Kamis, 21 Juli 2011

Antara Pajak Sinematografi dan Pembajakan Karya Sinematografi


Perkembangan dunia film di Indonesia selalu menarik untuk diamati. Meski telah lama ‘mati suri’, perfilman Indonesia akhirnya bisa bangkit kembali. Dewasa ini perkembangannya semakin pesat, baik dari segi kuantitas maupun kualitas.
Dari segi kuantitas, hampir setiap bulan bermunculan judul-judul film terbaru. Sementara, dari segi kualitas, munculnya karya-karya terbaik sineas Indonesia seperti Ada Apa dengan Cinta, Laskar Pelangi sampai dengan Garuda di Dadaku.
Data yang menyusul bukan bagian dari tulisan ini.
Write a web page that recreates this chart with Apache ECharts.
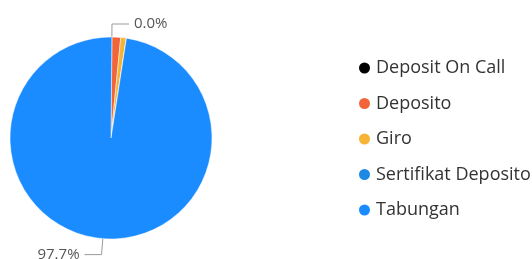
<!DOCTYPE html>
<html><head><meta charset="utf-8">
<script src="https://cdn.jsdelivr.net/npm/echarts@6/dist/echarts.min.js"></script>
<style>html,body{margin:0;padding:0;background:#fff}#c{width:532px;height:259px}</style>
</head><body><div id="c"></div>
<script>
const categories = ['Deposit On Call', 'Deposito', 'Giro', 'Sertifikat Deposito', 'Tabungan'];
const values = [0, 1.4, 0.9, 0, 97.7];
const colors = ['#000000', '#F2653A', '#F7B336', '#1E88E5', '#1A8CFF'];
const labeled = ['Deposit On Call', 'Tabungan'];

const chart = echarts.init(document.getElementById('c'));
chart.setOption({
  animation: false,
  color: colors,
  legend: {
    orient: 'vertical', left: 352, top: 53,
    icon: 'circle', itemWidth: 13, itemHeight: 13, itemGap: 15.5,
    data: categories,
    textStyle: { fontFamily: 'Open Sans', fontSize: 18, color: '#333', lineHeight: 20 }
  },
  series: [{
    type: 'pie', center: [111, 138], radius: 101,
    startAngle: 89.5, clockwise: true,
    avoidLabelOverlap: false,
    itemStyle: { borderColor: '#fff', borderWidth: 0.5 },
    label: { show: false },
    labelLine: { show: false },
    data: categories.map((n, i) => ({
      name: n, value: values[i],
      label: labeled.includes(n) ? {
        show: true, fontFamily: 'Open Sans', fontSize: 15, color: '#555',
        distanceToLabelLine: 5,
        formatter: p => p.percent.toFixed(1) + '%'
      } : { show: false },
      labelLine: labeled.includes(n) ? { show: true, length: n === 'Tabungan' ? 16 : 13, length2: 17, lineStyle: { color: '#999', width: 1 } } : { show: false }
    }))
  }]
});
</script></body></html>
Ditambah lagi, sejumlah film Indonesia mampu berlaga di kancah Internasional seperti Denias dan 3 Doa 3 Cinta.
Pesatnya perkembangan perfilman Indonesia jelas meningkatkan perputaran uang di sektor-sektor yang terkait dengan pembuatan film, termasuk penghasilan yang diterima oleh para pemilik hak cipta karya sinematografi. Belum lagi jika ternyata film tersebut masuk dalam kelompok box office. Makin besar saja royalti yang akan diterima oleh para sinematografer tersebut.
Terkait dengan penghasilan royalti yang diterima para sinematografer ini, pada tanggal 4 Juni 2009, Dirjen Pajak mengeluarkan Peraturan Dirjen Pajak Nomor PER-33/PJ./2009. Peraturan ini mengatur tentang Perlakuan PPh atas Penghasilan berupa Royalti dari Hasil Karya Sinematografi.
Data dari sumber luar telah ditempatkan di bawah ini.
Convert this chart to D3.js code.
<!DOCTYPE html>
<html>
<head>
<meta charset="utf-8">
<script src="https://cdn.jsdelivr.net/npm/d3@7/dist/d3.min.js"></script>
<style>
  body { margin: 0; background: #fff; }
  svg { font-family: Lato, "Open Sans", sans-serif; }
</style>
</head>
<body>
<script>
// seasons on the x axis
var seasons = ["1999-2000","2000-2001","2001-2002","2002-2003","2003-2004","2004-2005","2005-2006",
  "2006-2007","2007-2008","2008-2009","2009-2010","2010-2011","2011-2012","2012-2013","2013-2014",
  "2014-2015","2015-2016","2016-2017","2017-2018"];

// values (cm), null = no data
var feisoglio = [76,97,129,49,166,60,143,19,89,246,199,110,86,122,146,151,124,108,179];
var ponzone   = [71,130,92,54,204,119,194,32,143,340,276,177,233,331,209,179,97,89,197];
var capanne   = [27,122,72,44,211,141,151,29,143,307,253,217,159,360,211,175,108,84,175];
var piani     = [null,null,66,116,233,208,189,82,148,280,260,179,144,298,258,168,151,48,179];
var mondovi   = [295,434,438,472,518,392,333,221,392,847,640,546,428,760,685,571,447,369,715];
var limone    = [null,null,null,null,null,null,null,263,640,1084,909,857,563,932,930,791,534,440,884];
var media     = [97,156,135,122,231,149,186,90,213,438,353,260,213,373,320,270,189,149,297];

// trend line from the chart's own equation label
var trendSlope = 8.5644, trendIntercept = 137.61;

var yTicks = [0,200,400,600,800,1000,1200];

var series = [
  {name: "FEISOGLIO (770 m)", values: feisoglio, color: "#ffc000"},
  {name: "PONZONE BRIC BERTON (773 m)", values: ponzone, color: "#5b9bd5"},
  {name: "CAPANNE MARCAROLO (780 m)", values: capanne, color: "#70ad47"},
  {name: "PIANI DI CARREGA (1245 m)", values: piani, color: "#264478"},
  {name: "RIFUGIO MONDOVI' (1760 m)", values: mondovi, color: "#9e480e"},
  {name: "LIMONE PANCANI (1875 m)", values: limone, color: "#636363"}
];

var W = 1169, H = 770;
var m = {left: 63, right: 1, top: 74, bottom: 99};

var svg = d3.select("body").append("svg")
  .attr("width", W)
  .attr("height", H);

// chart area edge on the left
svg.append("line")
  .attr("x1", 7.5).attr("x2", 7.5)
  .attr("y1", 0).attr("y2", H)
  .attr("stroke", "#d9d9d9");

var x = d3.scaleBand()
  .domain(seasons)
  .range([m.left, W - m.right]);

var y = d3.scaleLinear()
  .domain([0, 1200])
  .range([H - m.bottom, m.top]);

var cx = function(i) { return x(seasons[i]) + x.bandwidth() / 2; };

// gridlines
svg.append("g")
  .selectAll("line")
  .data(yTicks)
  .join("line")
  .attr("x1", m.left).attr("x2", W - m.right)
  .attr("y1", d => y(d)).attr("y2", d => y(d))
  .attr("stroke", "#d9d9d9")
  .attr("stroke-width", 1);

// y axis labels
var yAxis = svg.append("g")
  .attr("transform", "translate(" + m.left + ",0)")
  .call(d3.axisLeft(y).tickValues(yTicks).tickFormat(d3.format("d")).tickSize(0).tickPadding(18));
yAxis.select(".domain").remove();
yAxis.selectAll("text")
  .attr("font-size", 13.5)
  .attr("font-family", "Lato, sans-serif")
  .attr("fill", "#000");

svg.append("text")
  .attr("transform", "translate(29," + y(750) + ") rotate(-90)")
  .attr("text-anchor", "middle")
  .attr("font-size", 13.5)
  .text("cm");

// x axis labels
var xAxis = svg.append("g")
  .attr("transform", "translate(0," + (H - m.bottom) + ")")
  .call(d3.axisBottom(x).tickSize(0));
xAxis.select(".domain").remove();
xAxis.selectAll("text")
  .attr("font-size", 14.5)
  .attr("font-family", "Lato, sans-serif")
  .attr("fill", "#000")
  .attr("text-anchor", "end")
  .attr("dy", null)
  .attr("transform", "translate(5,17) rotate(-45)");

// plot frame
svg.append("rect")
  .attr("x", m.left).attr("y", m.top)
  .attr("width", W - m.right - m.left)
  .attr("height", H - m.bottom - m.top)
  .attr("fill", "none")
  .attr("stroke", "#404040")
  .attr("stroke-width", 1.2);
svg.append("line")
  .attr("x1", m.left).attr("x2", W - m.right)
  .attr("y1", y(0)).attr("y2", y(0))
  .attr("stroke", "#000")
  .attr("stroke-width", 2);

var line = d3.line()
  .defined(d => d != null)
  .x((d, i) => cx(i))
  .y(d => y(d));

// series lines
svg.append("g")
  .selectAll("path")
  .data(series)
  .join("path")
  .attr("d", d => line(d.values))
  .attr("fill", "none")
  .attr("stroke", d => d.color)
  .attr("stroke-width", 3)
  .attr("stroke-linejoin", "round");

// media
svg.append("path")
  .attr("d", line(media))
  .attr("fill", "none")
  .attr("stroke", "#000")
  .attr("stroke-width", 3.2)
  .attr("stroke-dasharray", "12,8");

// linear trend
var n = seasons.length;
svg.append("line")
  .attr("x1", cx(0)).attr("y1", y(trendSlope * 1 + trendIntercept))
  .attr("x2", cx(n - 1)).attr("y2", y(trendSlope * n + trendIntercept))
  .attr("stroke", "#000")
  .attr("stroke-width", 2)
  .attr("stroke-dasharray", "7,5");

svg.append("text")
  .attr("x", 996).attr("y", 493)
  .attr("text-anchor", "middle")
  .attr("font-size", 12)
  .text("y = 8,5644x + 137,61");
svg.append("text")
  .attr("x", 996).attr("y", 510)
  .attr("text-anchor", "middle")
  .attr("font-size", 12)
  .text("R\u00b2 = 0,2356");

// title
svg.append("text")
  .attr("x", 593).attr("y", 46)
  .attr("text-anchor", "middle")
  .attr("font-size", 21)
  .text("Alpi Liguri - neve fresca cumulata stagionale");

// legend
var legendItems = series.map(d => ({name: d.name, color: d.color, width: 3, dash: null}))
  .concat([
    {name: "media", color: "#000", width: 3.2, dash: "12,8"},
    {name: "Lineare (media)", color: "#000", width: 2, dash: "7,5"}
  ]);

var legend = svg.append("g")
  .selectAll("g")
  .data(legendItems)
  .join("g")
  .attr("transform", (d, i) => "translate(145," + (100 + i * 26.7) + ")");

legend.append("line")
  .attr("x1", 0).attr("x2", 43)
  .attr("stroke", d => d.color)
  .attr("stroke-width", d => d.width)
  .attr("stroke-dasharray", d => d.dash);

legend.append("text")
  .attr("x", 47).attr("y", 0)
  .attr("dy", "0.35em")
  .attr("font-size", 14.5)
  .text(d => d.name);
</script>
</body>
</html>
Dalam memori pertimbangan dari peraturan tersebut, dikatakan peraturan ini diterbitkan untuk memberikan kepastian hukum atas perlakuan PPh atas penghasilan berupa royalti dari hasil karya sinematografi. Bisa jadi kepastian hukum ini diberikan karena selama ini pemajakan atas royalti hasil karya sinematografi masih belum jelas objeknya, sehingga pemerintah belum memperoleh hasil yang maksimal dari potensi penerimaan di bidang sinematografi.
Ya, di satu sisi, sah-sah saja jika pemerintah ingin mengamankan penerimaan PPh dari para sineas Indonesia. Namun, di sisi lain, ada hal lain yang mesti diperhatikan pemerintah. Penghasilan yang diterima para sineas ini juga tidak diterima penuh karena karya-karya mereka banyak yang dibajaki.
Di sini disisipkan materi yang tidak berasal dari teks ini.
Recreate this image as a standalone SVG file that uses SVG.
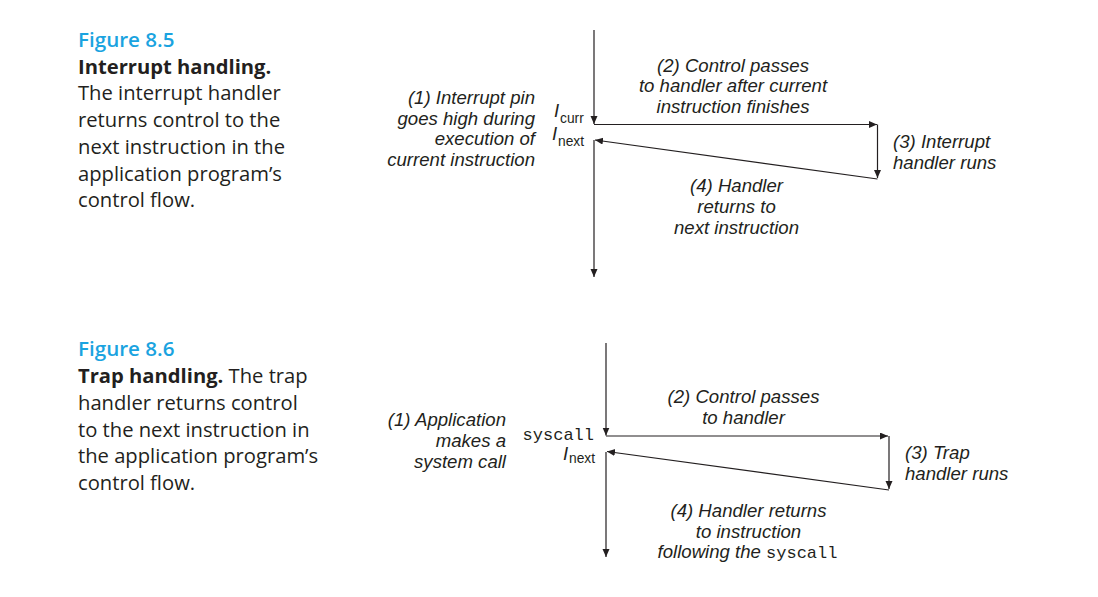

Lihat saja penjualan VCD-VCD film bajakan yang bisa diobral sampai Rp5.000 per kepingnya. Di Jakarta saja VCD-VCD bajakan ini dapat dengan mudah diperoleh di pinggir-pinggir jalan. Dan bayangkan, berapa banyak kerugian yang diderita oleh para sinematografer ini bila VCD-VCD bajakan tersebut tersebar di berbagai pulau di Indonesia?
Wajar kiranya jika kemudian ada suara sumbang dari para sinematografer bila di satu sisi mereka dipajaki, sementara di sisi lain tidak ada upaya yang signifikan untuk memberantas pembajakan.
Para sinematografer yang memperoleh penghasilan tinggi dari penerimaan royaltinya tentu pantas untuk dikenai pajak. Ini demi menjaga rasa keadilan di antara sesama Wajib Pajak lain yang juga akan dikenai pajak jika mereka memiliki penghasilan yang memang pantas untuk dipajaki. Tetapi demi keadilan pula, rasanya pemerintah juga perlu menunaikan kewajiban kepada mereka, yaitu menanggulangi pembajakan atas karya-karya sinematografi.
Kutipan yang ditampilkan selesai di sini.